Family enjoying the view from a bridge over the Moselle

Visitors will discover a whole host of things to see and do in the remarkable countryside along the Moselle Wine Route with its mild climate. An excellent network of trails allows cyclists to explore other well-signposted, tranquil cycle trails in the Hunsrück and Eifel regions, in addition to the Moselle Cycle Trail. Three car-free days are held each year along the Saar, Ruwer and Moselle rivers, giving cyclists plenty of opportunity to have the run of the road. The largest cycling event, Happy Moselle, is held every year on the first Sunday after Whitsun. At 140km, this is the longest car-free street festival in Europe. The Moselle Hills Trail offers walkers the perfect terrain for some serious hikes with unforgettable views of the Moselle, while a boat trip on the Moselle is likely to appeal to people who prefer a more leisurely pace. The Moselle region can also be comfortably explored by coach or by train, and bicycles can be carried on certain services.
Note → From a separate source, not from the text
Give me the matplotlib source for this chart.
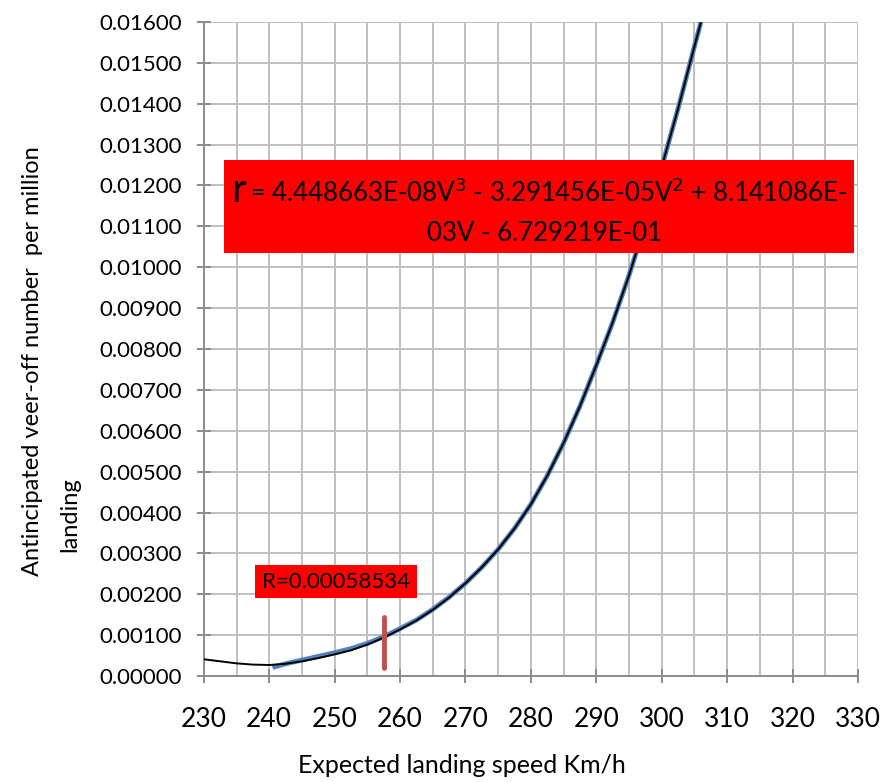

Wine-lovers place their orders for home-produced wine at a quaint Moselle Strausswirtschaft

There's lots on offer for wine lovers and connoisseurs: Wine and vintners' festivals along the Moselle between May and November, and the grand Wine & Gourmet Festival from April to May. Trier's Classics festival and the Moselle Festival also feature among the highlights of the cultural calendar in the summer months. The route is lined with attractions that are always well worth a stop, for young and old alike. There are castles, abbeys, Roman sites, magnificent stately homes once resided in by Electors, stylish noblemen’s palaces, baroque half-timbered buildings and Art Nouveau façades just waiting to be discovered. In addition to selling excellent home-produced wines, most of the Straußwirtschaften along the Moselle also serve a range of simple regional specialities such as Speckplätzchen (bacon patties), Schmalzbrot (bread & dripping) and Zwiebelkuchen (bacon and onion flan). Alternatively, you can dine at one of the region's quaint vaulted cellars, picturesque country estates or rustic wine taverns. Some of the castles even offer medieval banquets and accommodation. And there are many more excellent reasons for taking a closer look at this holiday route.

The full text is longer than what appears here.